Parece que no sepamos vivir nuestras vidas sin dominar a las demás. Nos quejamos de que nos explotan gobiernos fascistas, sociedades de control o trabajos alienantes, mientras explotamos a otras personas con nuestro consumo, e incluso nos las comemos, como si se tratara de un primitivo ritual religioso de sangre y muerte. No sabemos vivir y dejar vivir, exigimos todo sin dar a otras lo que exigimos para nosotras. Si cada persona recibiera el mal que provoca, no quedaría prácticamente nadie en la tierra. Así que antes de exigir derechos, recordemos nuestras obligaciones para con la vida, y antes de señalar las deudas de las demás, revisemos las propias. El discurso paternalista y plagado de supercherías de quien explota animales es idéntico al del supremacismo blanco explotando a la raza negra, o el del hombre tiranizando a la mujer, sólo cambia el recipiente, permaneciendo esa convicción de superioridad que somete a las víctimas a los actos emanados por su lectura miope de la realidad que las atribuyen, subyugándolas a ella. Una realidad falaz, condescendiente y criminal, prepotente, burlona y arrogante. Todo esto y metafóricamente nos lleva a la síntesis distópica de que el carnismo (la ideología de que la vida es carnificable), es la probabilidad de que algún día pudiéramos alimentar a media humanidad con la otra media, y que a un gran porcentaje de las alimentadas, no importara lo más mínimo.


No, no podemos pedir siquiera el perdón de los animales por lo que les hacemos.
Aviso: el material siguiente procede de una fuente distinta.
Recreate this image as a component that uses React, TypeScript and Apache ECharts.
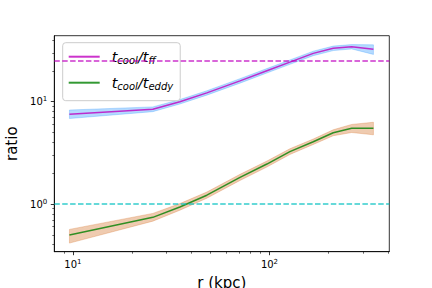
import React, { useEffect, useRef } from 'react';
import * as echarts from 'echarts';

// radial bins (kpc)
const radius = [9.6, 25.5, 35, 48, 70.8, 97, 127, 167, 211, 262, 338];
// t_cool / t_ff
const ffMid = [7.53, 8.43, 10.0, 12.2, 16.0, 20.1, 24.4, 29.7, 33.3, 34.5, 32.5];
const ffLow = [6.85, 8.0, 9.5, 11.6, 15.2, 19.1, 23.2, 28.2, 31.6, 32.8, 29.0];
const ffHigh = [8.3, 8.9, 10.5, 12.8, 16.8, 21.1, 25.6, 31.2, 35.0, 36.2, 36.0];
// t_cool / t_eddy
const eddyMid = [0.498, 0.741, 0.935, 1.22, 1.82, 2.46, 3.25, 4.06, 4.98, 5.5, 5.5];
const eddyLow = [0.415, 0.68, 0.87, 1.14, 1.7, 2.3, 3.05, 3.82, 4.65, 5.0, 4.75];
const eddyHigh = [0.565, 0.81, 1.01, 1.31, 1.95, 2.63, 3.47, 4.32, 5.32, 6.0, 6.3];
// thresholds
const thresholdFF = 25;
const thresholdEddy = 1;
// axes
const xRange = [8.04, 407];
const yRange = [0.342, 44.2];
const xMajor = [10, 100];
const xMinor = [9, 20, 30, 40, 50, 60, 70, 80, 90, 200, 300, 400];
const yMajor = [1, 10];
const yMinor = [0.4, 0.5, 0.6, 0.7, 0.8, 0.9, 2, 3, 4, 5, 6, 7, 8, 9, 20, 30, 40];
const seriesNames = ['t_cool/t_ff', 't_cool/t_eddy'];

const FONT = 'DejaVu Sans';

const tickRich = {
  b: { fontSize: 10, fontFamily: FONT, color: '#000', lineHeight: 12 },
  s: { fontSize: 7, fontFamily: FONT, color: '#000', lineHeight: 7, padding: [0, 0, 5, 0] },
};
const powLabel = (v: number) => `{b|10}{s|${Math.round(Math.log10(v))}}`;

function band(low: number[], high: number[], color: string) {
  return {
    type: 'custom',
    silent: true,
    z: 1,
    clip: true,
    data: radius.map((r, i) => [r, low[i], high[i]]),
    encode: { x: 0, y: [1, 2] },
    renderItem: (params: any, api: any) => {
      if (params.dataIndex !== 0) return null;
      const pts: number[][] = [];
      for (let i = 0; i < radius.length; i++) pts.push(api.coord([radius[i], high[i]]));
      for (let i = radius.length - 1; i >= 0; i--) pts.push(api.coord([radius[i], low[i]]));
      return { type: 'polygon', shape: { points: pts }, style: { fill: color, stroke: color, lineWidth: 0.8 } };
    },
  };
}

export default function App() {
  const ref = useRef<HTMLDivElement>(null);
  useEffect(() => {
    if (!ref.current) return;
    const chart = echarts.init(ref.current, undefined, { renderer: 'svg' });
    const baseX = {
      type: 'log',
      gridIndex: 0,
      position: 'bottom',
      min: xRange[0],
      max: xRange[1],
      splitLine: { show: false },
      minorTick: { show: false },
      minorSplitLine: { show: false },
    };
    const baseY = {
      type: 'log',
      gridIndex: 0,
      position: 'left',
      min: yRange[0],
      max: yRange[1],
      splitLine: { show: false },
      minorTick: { show: false },
      minorSplitLine: { show: false },
    };
    chart.setOption({
      animation: false,
      backgroundColor: '#fff',
      grid: {
        left: 54.3, top: 35.7, width: 335, height: 216,
        outerBoundsMode: 'none',
        containLabel: false,
        show: true, borderColor: '#000', borderWidth: 0.8, backgroundColor: 'transparent',
      },
      legend: {
        left: 62.7, top: 42.7,
        orient: 'vertical',
        data: seriesNames,
        itemWidth: 31, itemHeight: 14, itemGap: 2,
        padding: [2, 7, 6, 5],
        backgroundColor: 'rgba(255,255,255,0.8)',
        borderColor: '#cccccc', borderWidth: 1, borderRadius: 3,
        itemStyle: { color: 'transparent', borderColor: 'transparent', borderWidth: 0, opacity: 0 },
        formatter: (name: string) => {
          const sub = name === seriesNames[0] ? 'ff' : 'eddy';
          return `{m|t}{s|cool}{m|/t}{s|${sub}}`;
        },
        textStyle: {
          rich: {
            m: { fontSize: 14.5, fontStyle: 'italic', fontFamily: FONT, color: '#000', lineHeight: 18, padding: [3, 0, 3, 0] },
            s: { fontSize: 10, fontStyle: 'italic', fontFamily: FONT, color: '#000', lineHeight: 10, padding: [11, 0, 3, 0] },
          },
          padding: [0, 0, 0, 7],
        },
      },
      xAxis: [
        {
          ...baseX,
          name: 'r (kpc)',
          nameLocation: 'middle',
          nameGap: 24,
          nameTextStyle: { fontSize: 15, fontFamily: FONT, color: '#000' },
          axisLine: { show: true, lineStyle: { color: '#000', width: 0.8 } },
          axisTick: { show: true, customValues: xMajor, length: 3.5, lineStyle: { color: '#000', width: 0.8 } },
          axisLabel: { show: true, customValues: xMajor, margin: 7, formatter: powLabel, rich: tickRich },
        },
        {
          ...baseX,
          axisLine: { show: false },
          axisTick: { show: true, customValues: xMinor, length: 2, lineStyle: { color: '#000', width: 0.6 } },
          axisLabel: { show: false },
        },
      ],
      yAxis: [
        {
          ...baseY,
          name: 'ratio',
          nameLocation: 'middle',
          nameGap: 24,
          nameRotate: 90,
          nameTextStyle: { fontSize: 15, fontFamily: FONT, color: '#000' },
          axisLine: { show: true, lineStyle: { color: '#000', width: 0.8 } },
          axisTick: { show: true, customValues: yMajor, length: 3.5, lineStyle: { color: '#000', width: 0.8 } },
          axisLabel: { show: true, customValues: yMajor, margin: 7, formatter: powLabel, rich: tickRich },
        },
        {
          ...baseY,
          axisLine: { show: false },
          axisTick: { show: true, customValues: yMinor, length: 2, lineStyle: { color: '#000', width: 0.6 } },
          axisLabel: { show: false },
        },
      ],
      series: [
        band(ffLow, ffHigh, 'rgba(30,144,255,0.33)'),
        band(eddyLow, eddyHigh, 'rgba(210,105,30,0.35)'),
        {
          name: seriesNames[0],
          type: 'line',
          z: 3,
          symbol: 'none',
          data: radius.map((r, i) => [r, ffMid[i]]),
          lineStyle: { color: 'rgba(191,0,191,0.8)', width: 1.5 },
          itemStyle: { color: 'rgba(191,0,191,0.8)' },
          markLine: {
            silent: true,
            symbol: ['none', 'none'],
            label: { show: false },
            data: [
              { yAxis: thresholdFF, lineStyle: { color: 'rgba(191,0,191,0.8)', width: 1.5, type: [5.5, 2.4] } },
            ],
          },
        },
        {
          name: seriesNames[1],
          type: 'line',
          z: 3,
          symbol: 'none',
          data: radius.map((r, i) => [r, eddyMid[i]]),
          lineStyle: { color: 'rgba(0,128,0,0.8)', width: 1.5 },
          itemStyle: { color: 'rgba(0,128,0,0.8)' },
          markLine: {
            silent: true,
            symbol: ['none', 'none'],
            label: { show: false },
            data: [
              { yAxis: thresholdEddy, lineStyle: { color: 'rgba(0,191,191,0.8)', width: 1.5, type: [5.5, 2.4] } },
            ],
          },
        },
      ],
    });
    return () => chart.dispose();
  }, []);
  return <div ref={ref} style={{ position: 'fixed', left: 0, top: 0, width: 432, height: 288 }} />;
}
Es ridículo pensar que van a hacerlo, a perdonarnos de algún modo, es perverso atribuírles esa facultad. No pidamos perdón, luchemos por el fin de la explotación animal, en todas sus ramas, ese será el modo de algo parecido a redimirnos. No hay karma, ni justicia divina que vaya a revertir este proceso genocida contra los animales no humanos. Dios existe allá donde el pensamiento no; dios no resiste un proceso mental simple, dios es la locura en estado puro. En cambio, la cordura es el deseo de justicia y de bondad, de igualdad y de paz, es un procedimiento individual que se proyecta después al colectivo. Por eso es importante el veganismo y todo lo que conlleva, porque es un acto individual, que no exige connivencia con el resto de la sociedad, que puede llevarse a cabo del mismo modo que vivimos nuestras propias vidas y que sólo cada una puede comenzar a practicarlo con acciones y con omisiones. Todo es cambio, todas cambiamos, es el método que tiene la vida para continuar. Hagamos con el dolor algo útil y revolucionario.